Immigration and Customs Enforcement (ICE) has arrested at least 90 students who enrolled in a fake university in Michigan that was set up by the Department of Homeland Security as part of a sting operation, the Detroit Free Press reported Wednesday.
This article first appeared in Salon.
Since January, roughly 250 students have been arrested on immigration violations by ICE as part of an immigration bust created by federal agents. Law enforcement officials reportedly lured foreign-born students, mostly from India, to attend the school, which it marketed as a nationally accredited institution offering graduate programs in STEM (science, technology, engineering and mathematics), the Free Press reported, citing ICE officials.
Many of those arrested have been deported to India while others are fighting to stay in the country.
Some students reportedly arrived in the U.S. on student visas and enrolled at other universities before enrolling at the so-called University of Farmington. After their degree programs ended, students who were ineligible to remain in the U.S. sought to get a second degree at the University of Farmington, which boasted its "innovative curriculum" and affordable programs, in order to remain in the country. In other cases, students had problems with accreditation at their previous universities and transferred to Farmington.
The school, which was shut down in January, was reportedly staffed with undercover agents posing as security officials.
Of the approximately 250 students arrested on administrative charges, "nearly 80% were granted voluntary departure and departed the United States," the Detroit office of ICE's Homeland Security Investigations told the Free Press.
About half of the remaining 20% of students have received a final order of removal, while some were deported by an immigration judge. Others "were given an expedited removal by U.S. Customs and Border Protection," HSI Detroit told the Free Press, adding that the remaining 10% "have either filed for some sort of relief or are contesting their removals with Executive Office for Immigration Review."
More than 600 students were enrolled in the university, according to the Free Press, which noted the university was created several years ago by ICE. The university was incorporated in January 2016, according to the newspaper, which cited records filed with Michigan's Department of Licensing and Regulatory Affairs.
The newspaper reported that seven of the eight people identified by prosecutors as "recruiters" for the fake university have pleaded guilty to charges they facilitated a conspiracy to commit visa fraud. They helped nearly 600 students obtain falsified transcripts and records from the university to secure visas. The remaining recruiter is reportedly set to be sentenced in January.

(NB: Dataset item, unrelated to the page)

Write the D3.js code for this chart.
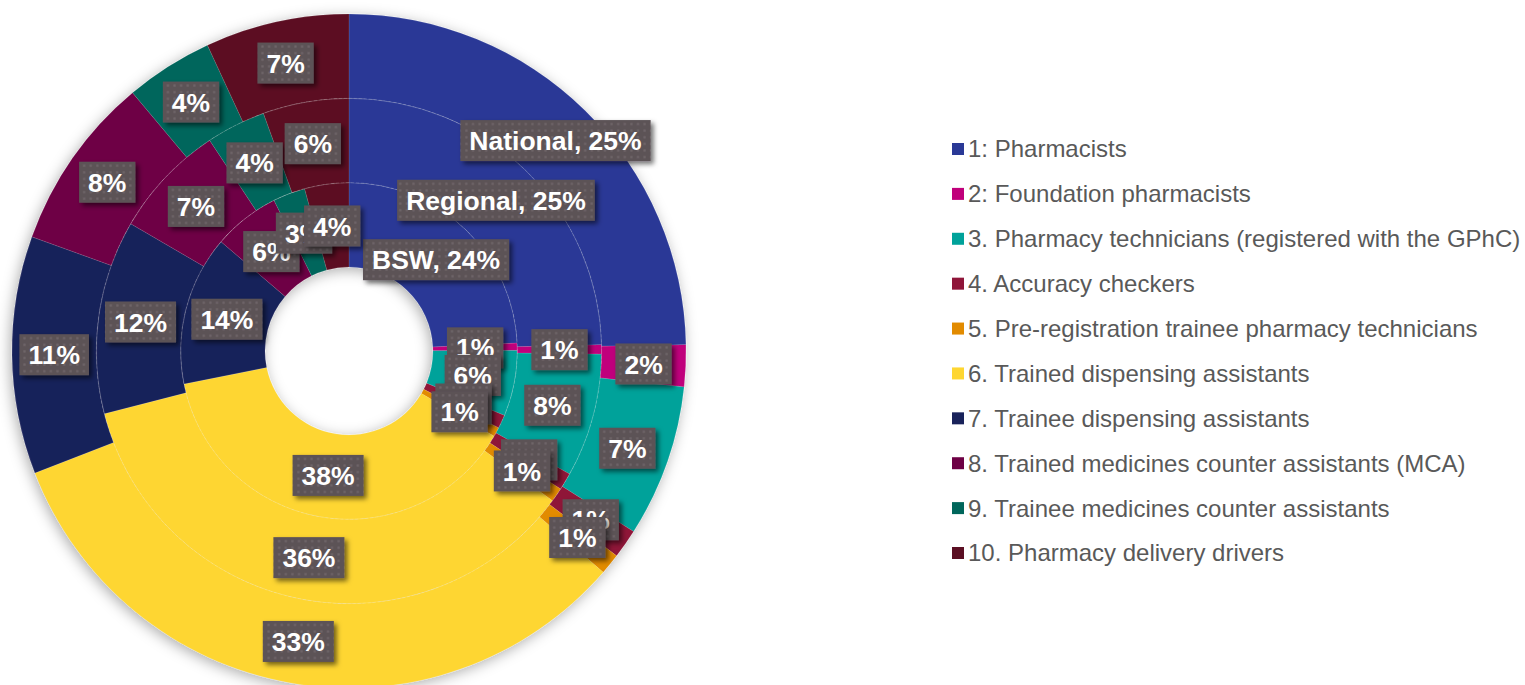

The grand jury indictment filed against six of the recruiters alleged that "the University was being used by foreign citizens as a 'pay to stay' scheme which allowed these individuals to stay in the United States as a result of foreign citizens falsely asserting that they were enrolled as full-time students in an approved educational program and that they were making normal progress toward completion of the course of study."
"Each student knew that the University's program was not approved by the United States Department of Homeland Security, was illegal, and that discretion should be used when discussing the program with others," the indictment continued.
Federal authorities created the university in 2015 as part of a wider undercover operation known as "Paper Chase" that was designed to crack down on illegal immigration and visa fraud, according to the indictment.
Authorities used several tactics to make the University of Farmington appear to be legitimate. They created a website with a .edu address that was decorated with photos of students hard at work and the university's coat of arms. The school had a Latin slogan — "Scientia et Labor," meaning "Knowledge and Work" — and a physical location at a commercial building on the Northwestern Highway.
The fake university's social media pages showed off royal blue diplomas for graduates, included a calendar of events and advertised the university's relatively reasonable tuition — $8,500 per year for undergraduates and $11,000 per year for graduate students.
Emails obtained by the Free Press earlier this year revealed that students paid roughly $12,000 in tuition and other fees per year to the fake university, suggesting the government likely collected millions of dollars in the operation.
Some critics and immigration advocates have criticized the government's allegations and argued that the scheme unfairly entrapped foreign students desperate to find a way to work legally in the U.S. Authorities have alleged in response that nearly all the students arrested in the sting knew the university was fake.
"Their true intent could not be clearer," Assistant U.S. Attorney Brandon Helms wrote in a sentencing memo this month for one of the recruiters, according to the Free Press. "While 'enrolled' at the University, one hundred percent of the foreign citizen students never spent a single second in a classroom. If it were truly about obtaining an education, the University would not have been able to attract anyone, because it had no teachers, classes, or educational services."
Peter Henning, a law professor at Wayne State University, told The Detroit News in January, "It's creative, and it's not entrapment. The government can put out the bait, but it's up to defendants to fall for it."